Reimbursement is roughly:
Reimbursable = Replacement cost × (1 − age / useful life)
A 2-year-old TV with a 6-year useful life: you get 2/3 of replacement cost. Not retail. Not what you paid. Replacement cost today.
The host who walks in with a Best Buy listing for the same TV (or comparable spec) gets the 2/3. The host who walks in with “I think it was around $800” gets whatever the agent estimates, which is always lower.
What “reasonable replacement” means
The single biggest pitfall: you can’t claim upgrade cost. If the broken TV was a 55” basic LED and you want a 65” OLED, the claim is for “55” basic LED replacement cost,” not the new one. Same logic for mattresses, appliances, furniture.
Match the spec, not the upgrade. Then the claim survives review.
The line items hosts undervalue
A few categories hosts routinely under-claim:
- Mattresses. Replacement cost on a quality queen mattress is $600–$1,200, not $300. Hosts remember the Black Friday deal they got and claim that, instead of current replacement.
- Sofas. A real-leather or quality fabric sofa is $1,500–$3,000 to replace. Most hosts claim $500 because that’s what was left of the receipt energy.
- Cookware. A complete cookware set (skillet, two pots, lids, sauté pan) is $250–$500 if you’re buying decent. Replacing one missing pan with a Walmart $20 special isn’t equivalent.
- Smart locks. $200–$400 for the lock alone, before installation. Hosts often quote the cheap-keypad price.
- Window blinds and curtain rods. Usually a 1–2 hour install plus $80–$300 in materials. Easy to omit the labor.
The opposite mistake — over-claiming — gets caught by the resolution agent and erodes your credibility on the next claim. The number has to look right.
What “useful life” actually is
The IRS publishes useful-life guidance for residential rental property.
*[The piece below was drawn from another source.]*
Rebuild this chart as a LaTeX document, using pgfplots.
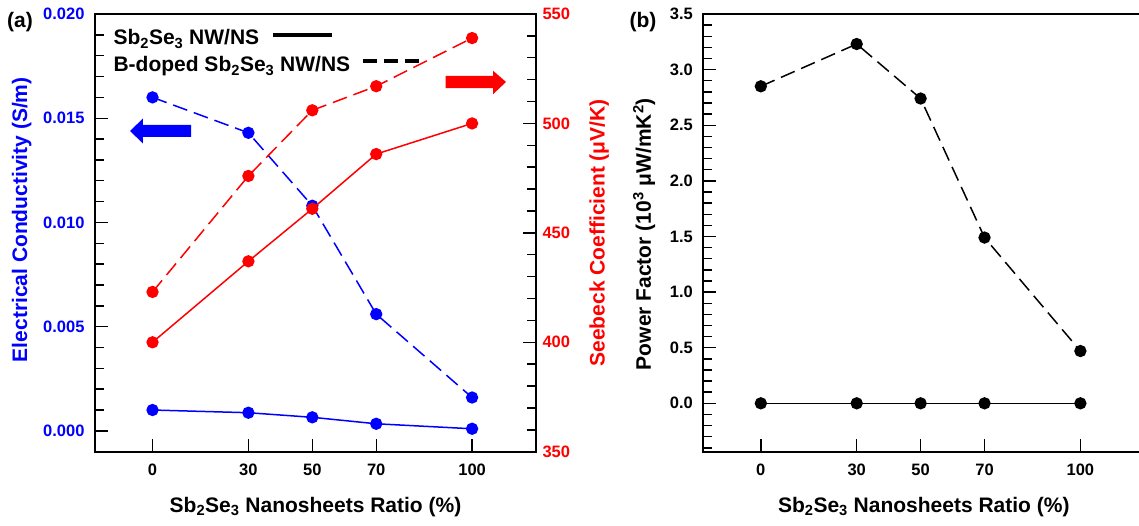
\documentclass[border=0pt]{standalone}
\usepackage{pgfplots}
\pgfplotsset{compat=1.18}
\usepackage{pgfplotstable}
\usepackage{fontspec}
\setmainfont{Liberation Sans}

\definecolor{cblue}{RGB}{0,0,255}
\definecolor{cred}{RGB}{255,0,0}

% electrical conductivity (S/m)
\pgfplotstableread{
x   plain    doped
0   0.00100  0.0160
30  0.00087  0.0143
50  0.00065  0.0108
70  0.00034  0.0056
100 0.00010  0.0016
}\condtable

% Seebeck coefficient (uV/K)
\pgfplotstableread{
x   plain  doped
0   400    423
30  437    476
50  461    506
70  486    517
100 500    539
}\seebecktable

% power factor (1e-3 uW/mK^2)
\pgfplotstableread{
x   plain  doped
0   0      2.85
30  0      3.23
50  0      2.74
70  0      1.49
100 0      0.47
}\pftable

\newcommand{\labelfont}{\fontsize{21}{21}\selectfont\bfseries}
\newcommand{\keyfont}{\fontsize{21}{21}\selectfont\bfseries}

\pgfplotsset{
  panel/.style={
    scale only axis, width=441pt, height=437.7pt,
    anchor=south west,
    xmin=-18, xmax=120, xtick={0,30,50,70,100},
    xtick pos=bottom, ytick pos=left,
    tick align=inside,
    axis line style={line width=1.8pt, black},
    major tick length=13pt, minor tick length=9pt,
    every tick/.style={line width=1.4pt, black},
    tick label style={font=\fontsize{16.5}{16.5}\selectfont\bfseries},
    /pgf/number format/assume math mode=true,
    xticklabel style={yshift=-9pt},
    xlabel={Sb\textsubscript{2}Se\textsubscript{3} Nanosheets Ratio (\%)},
    every axis x label/.style={at={(axis description cs:0.5,-0.126)}, anchor=center, font=\labelfont},
    clip=false,
  },
  series/.style={line width=1.5pt, mark=*, mark size=5.4pt, mark options={solid}},
  dashedline/.style={dash pattern=on 15pt off 7pt},
}

\begin{document}
\begin{tikzpicture}

% ---- (a) conductivity, left axis ----
\begin{axis}[panel, at={(95pt,73.3pt)},
  ymin=-0.001, ymax=0.020,
  ytick={0,0.005,0.010,0.015,0.020}, minor y tick num=4,
  yticklabel style={cblue, xshift=-7pt, /pgf/number format/.cd, fixed, fixed zerofill, precision=3},
  scaled y ticks=false,
  ylabel={Electrical Conductivity (S/m)},
  every axis y label/.style={at={(axis description cs:-0.166,0.53)}, rotate=90, anchor=center, cblue, font=\labelfont},
]
\addplot[series, cblue] table[x=x, y=plain] {\condtable};
\addplot[series, cblue, dashedline] table[x=x, y=doped] {\condtable};

% key
\node[anchor=base west, font=\keyfont] at (rel axis cs:0.034,0.9292) {Sb\textsubscript{2}Se\textsubscript{3} NW/NS};
\node[anchor=base west, font=\keyfont] at (rel axis cs:0.034,0.8675) {B-doped Sb\textsubscript{2}Se\textsubscript{3} NW/NS};
\draw[line width=4pt] (rel axis cs:0.4036,0.952) -- (rel axis cs:0.5367,0.952);
\draw[line width=4pt, dash pattern=on 14pt off 7pt] (rel axis cs:0.6077,0.8926) -- (rel axis cs:0.737,0.8926);

% left-pointing arrow for the conductivity scale
\fill[cblue] (rel axis cs:0.0794,0.7327) -- (rel axis cs:0.1088,0.7613) -- (rel axis cs:0.1088,0.7464)
  -- (rel axis cs:0.2177,0.7464) -- (rel axis cs:0.2177,0.7190) -- (rel axis cs:0.1088,0.7190)
  -- (rel axis cs:0.1088,0.7042) -- cycle;
\end{axis}

% ---- (a) Seebeck, right axis ----
\begin{axis}[panel, at={(95pt,73.3pt)},
  axis x line=none, axis y line*=right,
  ymin=350, ymax=550,
  ytick={350,400,450,500,550}, minor y tick num=4,
  ytick pos=right,
  yticklabel style={cred, xshift=3pt},
  ylabel={Seebeck Coefficient (μV/K)},
  every axis y label/.style={at={(axis description cs:1.143,0.5)}, rotate=90, anchor=center, cred, font=\labelfont},
  xlabel={},
]
\addplot[series, cred] table[x=x, y=plain] {\seebecktable};
\addplot[series, cred, dashedline] table[x=x, y=doped] {\seebecktable};

% right-pointing arrow for the Seebeck scale
\fill[cred] (rel axis cs:0.7952,0.8584) -- (rel axis cs:0.9025,0.8584) -- (rel axis cs:0.9025,0.8705)
  -- (rel axis cs:0.9320,0.8447) -- (rel axis cs:0.9025,0.8166) -- (rel axis cs:0.9025,0.8309)
  -- (rel axis cs:0.7952,0.8309) -- cycle;
\end{axis}

% ---- (b) power factor ----
\begin{axis}[panel, at={(703.3pt,73.3pt)},
  ymin=-0.435, ymax=3.5,
  ytick={0,0.5,...,3.5},
  minor ytick={-0.4,-0.3,...,3.45},
  yticklabel style={xshift=-7pt, /pgf/number format/.cd, fixed, fixed zerofill, precision=1},
  ylabel={Power Factor (10\textsuperscript{3} μW/mK\textsuperscript{2})},
  every axis y label/.style={at={(axis description cs:-0.134,0.497)}, rotate=90, anchor=center, font=\labelfont},
]
\addplot[series, black] table[x=x, y=plain] {\pftable};
\addplot[series, black, dashedline] table[x=x, y=doped] {\pftable};
\end{axis}

\node[font=\fontsize{21}{21}\selectfont\bfseries] at (20pt,503pt) {(a)};
\node[font=\fontsize{21}{21}\selectfont\bfseries] at (643pt,503pt) {(b)};

\pgfresetboundingbox
\path[use as bounding box] (0,0) rectangle (1139pt,525pt);
\end{tikzpicture}
\end{document}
Operations is messier than tax depreciation, but the ranges hold up:
| Item | Useful life (years) |
|---|---|
| Mattress | 7–10 |
| Sofa | 5–8 |
| TV | 5–7 |
| Smart lock | 5–7 |
| Microwave | 5–8 |
| Coffee maker | 3–5 |
| Cookware (skillet, pots) | 5–7 |
| Bath towels | 2–3 |
| Sheets | 2–3 |
| Pillows | 1–2 |
| Vacuum | 4–6 |
Soft goods have shorter lives because guests destroy them faster than you’d expect. A 3-year-old set of bath towels with stain damage may have 0% reimbursable value — which is why the supply par-level sheet treats towel replacement as a quarterly line item, not a damage claim.
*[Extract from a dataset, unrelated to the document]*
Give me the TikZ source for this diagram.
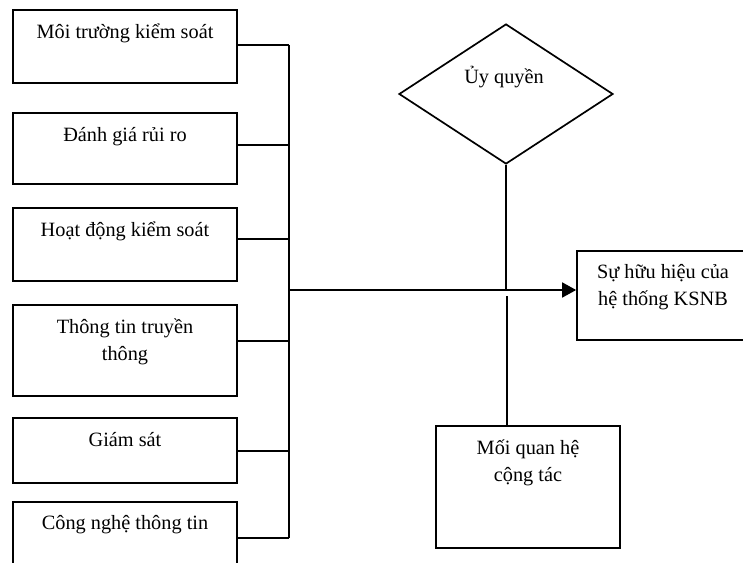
\documentclass[tikz,border=0pt]{standalone}
\usepackage{fontspec}
\setmainfont{Liberation Serif}
\usetikzlibrary{arrows.meta,shapes.geometric,calc}
\newcommand{\boxtext}[1]{\begin{tabular}[t]{@{}c@{}}#1\end{tabular}}
\begin{document}
\begin{tikzpicture}[x=1pt,y=-1pt,
  line width=1.7pt,
  box/.style={draw,rectangle,inner sep=0pt,minimum width=#1},
  box/.default=224,
  lbl/.style={anchor=base,inner sep=0pt,font=\fontsize{20.3}{27}\selectfont},
  conn/.style={draw,line width=1.7pt},
]
\useasboundingbox (0,0) rectangle (743,562);
% left boxes
\node[box,minimum height=73] (b1) at (125,46.5) {};
\node[box,minimum height=71] (b2) at (125,148.5) {};
\node[box,minimum height=73] (b3) at (125,244.5) {};
\node[box,minimum height=91] (b4) at (125,350.5) {};
\node[box,minimum height=65] (b5) at (125,450.5) {};
\node[box,minimum height=90] (b6) at (125,547) {};
\node[lbl] (t1) at ($(b1.north)+(0,29)$) {\boxtext{Môi trường kiểm soát}};
\node[lbl] (t2) at ($(b2.north)+(0,29)$) {\boxtext{Đánh giá rủi ro}};
\node[lbl] (t3) at ($(b3.north)+(0,29)$) {\boxtext{Hoạt động kiểm soát}};
\node[lbl] (t4) at ($(b4.north)+(0,29)$) {\boxtext{Thông tin truyền\\thông}};
\node[lbl] (t5) at ($(b5.north)+(0,29)$) {\boxtext{Giám sát}};
\node[lbl] (t6) at ($(b6.north)+(0,28)$) {\boxtext{Công nghệ thông tin}};
% bus junctions
\coordinate (j1) at (289,45);
\coordinate (j2) at (289,145);
\coordinate (j3) at (289,239);
\coordinate (j4) at (289,341);
\coordinate (j5) at (289,451);
\coordinate (j6) at (289,538);
\coordinate (m) at (289,290);
\draw[conn] (b1.east |- j1) -- (j1);
\draw[conn] (b2.east |- j2) -- (j2);
\draw[conn] (b3.east |- j3) -- (j3);
\draw[conn] (b4.east |- j4) -- (j4);
\draw[conn] (b5.east |- j5) -- (j5);
\draw[conn] (b6.east |- j6) -- (j6);
\draw[conn] (j1) -- (j6);
% target box
\node[box=172,minimum height=89] (k) at (663,295.5) {};
\node[lbl] (tk) at ($(k.north)+(0,28)$) {\boxtext{Sự hữu hiệu của\\hệ thống KSNB}};
\draw[conn,-{Triangle[length=14pt,width=15pt]}] (m) -- (m -| k.west);
% diamond
\node[draw,diamond,inner sep=0pt,minimum width=214,minimum height=140] (d) at (506,94) {};
\node[lbl] (td) at (504,83) {Ủy quyền};
\draw[conn] (d.south) -- (d.south |- m);
% lower box
\node[box=184,minimum height=122] (q) at (528,487) {};
\node[lbl] (tq) at ($(q.north)+(0,29)$) {\boxtext{Mối quan hệ\\cộng tác}};
\coordinate (lq) at (507,296);
\draw[conn] (lq) -- (lq |- q.north);
\end{tikzpicture}
\end{document}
What to keep, what to throw away
Two operational habits change your reimbursement rate dramatically:
- Photo every major item the day it arrives. Mattress, sofa, TV, appliances, smart lock. One photo with the box and receipt, one photo installed. That’s your proof of age and condition.
- Annual photo audit. Walk the property, photograph the big-ticket items, save to a folder named with the year. When a damage claim comes in 18 months later, you have a “before” photo from 6 months ago.
The first habit is 5 minutes per item, once. The second is 30 minutes once a year. Both pay for themselves the first claim that survives review.
Run the lookup
The damage cost lookup is a searchable table — common rental items, current replacement cost ranges, useful-life ranges, the math worked out for the most common ages. Use it during the claim, not after. Pair it with the maintenance schedule so the photo audit lives somewhere other than your good intentions.
The next claim is going to happen. Whether you eat it or not is a paperwork decision, made before the damage.